Written instruction ▸ Quote all of the data exactly as given. Skip every picture it contains.

--- Start ---

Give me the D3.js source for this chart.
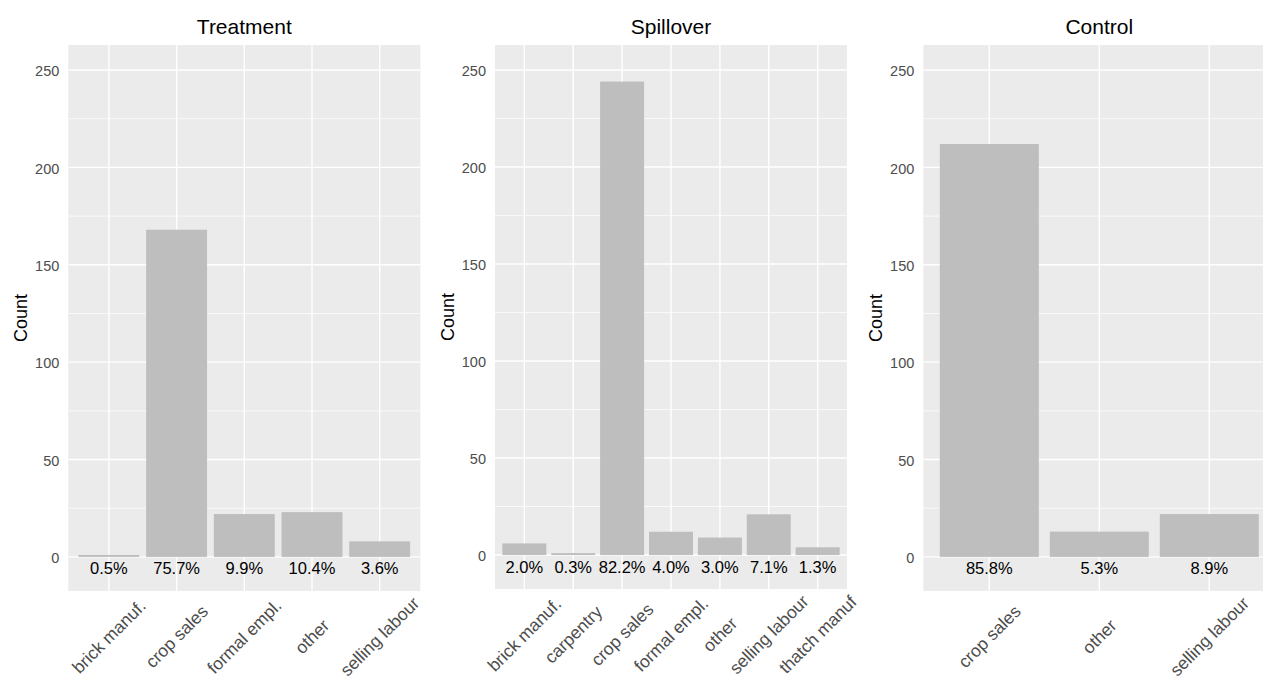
<!DOCTYPE html>
<html>
<head>
<meta charset="utf-8">
<script src="https://cdn.jsdelivr.net/npm/d3@7"></script>
<style>
  html, body { margin: 0; padding: 0; background: #ffffff; }
  svg { display: block; font-family: "Liberation Sans", Arial, Helvetica, sans-serif; }
</style>
</head>
<body>
<svg id="chart" width="1263" height="677"></svg>
<script>
// ---- data ----
const panelTitles = ["Treatment", "Spillover", "Control"];

const treatmentCategories = ["brick manuf.", "crop sales", "formal empl.", "other", "selling labour"];
const treatmentCounts     = [1, 168, 22, 23, 8];
const treatmentLabels     = ["0.5%", "75.7%", "9.9%", "10.4%", "3.6%"];

const spilloverCategories = ["brick manuf.", "carpentry", "crop sales", "formal empl.", "other", "selling labour", "thatch manuf"];
const spilloverCounts     = [6, 1, 244, 12, 9, 21, 4];
const spilloverLabels     = ["2.0%", "0.3%", "82.2%", "4.0%", "3.0%", "7.1%", "1.3%"];

const controlCategories = ["crop sales", "other", "selling labour"];
const controlCounts     = [212, 13, 22];
const controlLabels     = ["85.8%", "5.3%", "8.9%"];

const yTicks      = [0, 50, 100, 150, 200, 250];
const yMinorTicks = [25, 75, 125, 175, 225];
const yAxisTitle  = "Count";

// ---- layout ----
const panelLefts   = [68.3, 495, 923.3];
const panelBottoms = [591, 589, 591];
const panelTop     = 45;
const panelWidth   = 352;
const yDomain      = [-17.5, 262.85];
const labelValue   = -9;

const svg = d3.select("#chart");

const panelsData = [
  { title: panelTitles[0], cats: treatmentCategories, counts: treatmentCounts, labels: treatmentLabels },
  { title: panelTitles[1], cats: spilloverCategories, counts: spilloverCounts, labels: spilloverLabels },
  { title: panelTitles[2], cats: controlCategories,   counts: controlCounts,   labels: controlLabels }
];

panelsData.forEach((p, i) => {
  const left = panelLefts[i];
  const right = left + panelWidth;
  const bottom = panelBottoms[i];

  const x = d3.scaleBand()
    .domain(p.cats)
    .range([left, right])
    .paddingInner(0.1)
    .paddingOuter(0.15)
    .align(0.5);

  const y = d3.scaleLinear().domain(yDomain).range([bottom, panelTop]);

  const g = svg.append("g");

  // panel background
  g.append("rect")
    .attr("x", left).attr("y", panelTop)
    .attr("width", panelWidth).attr("height", bottom - panelTop)
    .attr("fill", "#EBEBEB");

  // minor gridlines
  g.selectAll(".minor").data(yMinorTicks).enter().append("line")
    .attr("x1", left).attr("x2", right)
    .attr("y1", d => y(d)).attr("y2", d => y(d))
    .attr("stroke", "#ffffff").attr("stroke-width", 0.7);

  // major gridlines
  g.selectAll(".major").data(yTicks).enter().append("line")
    .attr("x1", left).attr("x2", right)
    .attr("y1", d => y(d)).attr("y2", d => y(d))
    .attr("stroke", "#ffffff").attr("stroke-width", 1.4);

  g.selectAll(".vgrid").data(p.cats).enter().append("line")
    .attr("x1", d => x(d) + x.bandwidth() / 2).attr("x2", d => x(d) + x.bandwidth() / 2)
    .attr("y1", panelTop).attr("y2", bottom)
    .attr("stroke", "#ffffff").attr("stroke-width", 1.4);

  // bars
  g.selectAll(".bar").data(p.cats).enter().append("rect")
    .attr("x", d => x(d))
    .attr("width", x.bandwidth())
    .attr("y", (d, j) => y(p.counts[j]))
    .attr("height", (d, j) => y(0) - y(p.counts[j]))
    .attr("fill", "#BEBEBE");

  // bar labels
  g.selectAll(".lbl").data(p.cats).enter().append("text")
    .attr("x", d => x(d) + x.bandwidth() / 2)
    .attr("y", y(labelValue))
    .attr("text-anchor", "middle")
    .attr("font-size", "16.5px")
    .attr("fill", "#000000")
    .text((d, j) => p.labels[j]);

  // y axis
  const yAxis = d3.axisLeft(y).tickValues(yTicks).tickSize(0).tickPadding(9);
  const ya = g.append("g").attr("transform", `translate(${left},0)`).call(yAxis);
  ya.select(".domain").remove();
  ya.selectAll("text")
    .attr("font-size", "14.5px")
    .attr("font-family", "'Liberation Sans', Arial, sans-serif")
    .attr("fill", "#4D4D4D")
    .attr("dy", "0.4em");

  // x tick labels (rotated 45)
  const labelCy = bottom + 45.5;
  g.selectAll(".xl").data(p.cats).enter().append("text")
    .attr("transform", d => `translate(${x(d) + x.bandwidth() / 2},${labelCy}) rotate(-45)`)
    .attr("text-anchor", "middle")
    .attr("dy", "0.35em")
    .attr("font-size", "17.5px")
    .attr("fill", "#4D4D4D")
    .text(d => d);

  // y axis title
  g.append("text")
    .attr("transform", `translate(${left - 47.5},${(panelTop + bottom) / 2}) rotate(-90)`)
    .attr("text-anchor", "middle")
    .attr("dy", "0.35em")
    .attr("font-size", "18px")
    .attr("fill", "#000000")
    .text(yAxisTitle);

  // panel title
  g.append("text")
    .attr("x", left + panelWidth / 2)
    .attr("y", 34)
    .attr("text-anchor", "middle")
    .attr("font-size", "21px")
    .attr("fill", "#000000")
    .text(p.title);
});
</script>
</body>
</html>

--- End ---

Result for this task ▸
Give me the D3.js source for this chart.
<!DOCTYPE html>
<html>
<head>
<meta charset="utf-8">
<script src="https://cdn.jsdelivr.net/npm/d3@7"></script>
<style>
  html, body { margin: 0; padding: 0; background: #ffffff; }
  svg { display: block; font-family: "Liberation Sans", Arial, Helvetica, sans-serif; }
</style>
</head>
<body>
<svg id="chart" width="1263" height="677"></svg>
<script>
// ---- data ----
const panelTitles = ["Treatment", "Spillover", "Control"];

const treatmentCategories = ["brick manuf.", "crop sales", "formal empl.", "other", "selling labour"];
const treatmentCounts     = [1, 168, 22, 23, 8];
const treatmentLabels     = ["0.5%", "75.7%", "9.9%", "10.4%", "3.6%"];

const spilloverCategories = ["brick manuf.", "carpentry", "crop sales", "formal empl.", "other", "selling labour", "thatch manuf"];
const spilloverCounts     = [6, 1, 244, 12, 9, 21, 4];
const spilloverLabels     = ["2.0%", "0.3%", "82.2%", "4.0%", "3.0%", "7.1%", "1.3%"];

const controlCategories = ["crop sales", "other", "selling labour"];
const controlCounts     = [212, 13, 22];
const controlLabels     = ["85.8%", "5.3%", "8.9%"];

const yTicks      = [0, 50, 100, 150, 200, 250];
const yMinorTicks = [25, 75, 125, 175, 225];
const yAxisTitle  = "Count";

// ---- layout ----
const panelLefts   = [68.3, 495, 923.3];
const panelBottoms = [591, 589, 591];
const panelTop     = 45;
const panelWidth   = 352;
const yDomain      = [-17.5, 262.85];
const labelValue   = -9;

const svg = d3.select("#chart");

const panelsData = [
  { title: panelTitles[0], cats: treatmentCategories, counts: treatmentCounts, labels: treatmentLabels },
  { title: panelTitles[1], cats: spilloverCategories, counts: spilloverCounts, labels: spilloverLabels },
  { title: panelTitles[2], cats: controlCategories,   counts: controlCounts,   labels: controlLabels }
];

panelsData.forEach((p, i) => {
  const left = panelLefts[i];
  const right = left + panelWidth;
  const bottom = panelBottoms[i];

  const x = d3.scaleBand()
    .domain(p.cats)
    .range([left, right])
    .paddingInner(0.1)
    .paddingOuter(0.15)
    .align(0.5);

  const y = d3.scaleLinear().domain(yDomain).range([bottom, panelTop]);

  const g = svg.append("g");

  // panel background
  g.append("rect")
    .attr("x", left).attr("y", panelTop)
    .attr("width", panelWidth).attr("height", bottom - panelTop)
    .attr("fill", "#EBEBEB");

  // minor gridlines
  g.selectAll(".minor").data(yMinorTicks).enter().append("line")
    .attr("x1", left).attr("x2", right)
    .attr("y1", d => y(d)).attr("y2", d => y(d))
    .attr("stroke", "#ffffff").attr("stroke-width", 0.7);

  // major gridlines
  g.selectAll(".major").data(yTicks).enter().append("line")
    .attr("x1", left).attr("x2", right)
    .attr("y1", d => y(d)).attr("y2", d => y(d))
    .attr("stroke", "#ffffff").attr("stroke-width", 1.4);

  g.selectAll(".vgrid").data(p.cats).enter().append("line")
    .attr("x1", d => x(d) + x.bandwidth() / 2).attr("x2", d => x(d) + x.bandwidth() / 2)
    .attr("y1", panelTop).attr("y2", bottom)
    .attr("stroke", "#ffffff").attr("stroke-width", 1.4);

  // bars
  g.selectAll(".bar").data(p.cats).enter().append("rect")
    .attr("x", d => x(d))
    .attr("width", x.bandwidth())
    .attr("y", (d, j) => y(p.counts[j]))
    .attr("height", (d, j) => y(0) - y(p.counts[j]))
    .attr("fill", "#BEBEBE");

  // bar labels
  g.selectAll(".lbl").data(p.cats).enter().append("text")
    .attr("x", d => x(d) + x.bandwidth() / 2)
    .attr("y", y(labelValue))
    .attr("text-anchor", "middle")
    .attr("font-size", "16.5px")
    .attr("fill", "#000000")
    .text((d, j) => p.labels[j]);

  // y axis
  const yAxis = d3.axisLeft(y).tickValues(yTicks).tickSize(0).tickPadding(9);
  const ya = g.append("g").attr("transform", `translate(${left},0)`).call(yAxis);
  ya.select(".domain").remove();
  ya.selectAll("text")
    .attr("font-size", "14.5px")
    .attr("font-family", "'Liberation Sans', Arial, sans-serif")
    .attr("fill", "#4D4D4D")
    .attr("dy", "0.4em");

  // x tick labels (rotated 45)
  const labelCy = bottom + 45.5;
  g.selectAll(".xl").data(p.cats).enter().append("text")
    .attr("transform", d => `translate(${x(d) + x.bandwidth() / 2},${labelCy}) rotate(-45)`)
    .attr("text-anchor", "middle")
    .attr("dy", "0.35em")
    .attr("font-size", "17.5px")
    .attr("fill", "#4D4D4D")
    .text(d => d);

  // y axis title
  g.append("text")
    .attr("transform", `translate(${left - 47.5},${(panelTop + bottom) / 2}) rotate(-90)`)
    .attr("text-anchor", "middle")
    .attr("dy", "0.35em")
    .attr("font-size", "18px")
    .attr("fill", "#000000")
    .text(yAxisTitle);

  // panel title
  g.append("text")
    .attr("x", left + panelWidth / 2)
    .attr("y", 34)
    .attr("text-anchor", "middle")
    .attr("font-size", "21px")
    .attr("fill", "#000000")
    .text(p.title);
});
</script>
</body>
</html>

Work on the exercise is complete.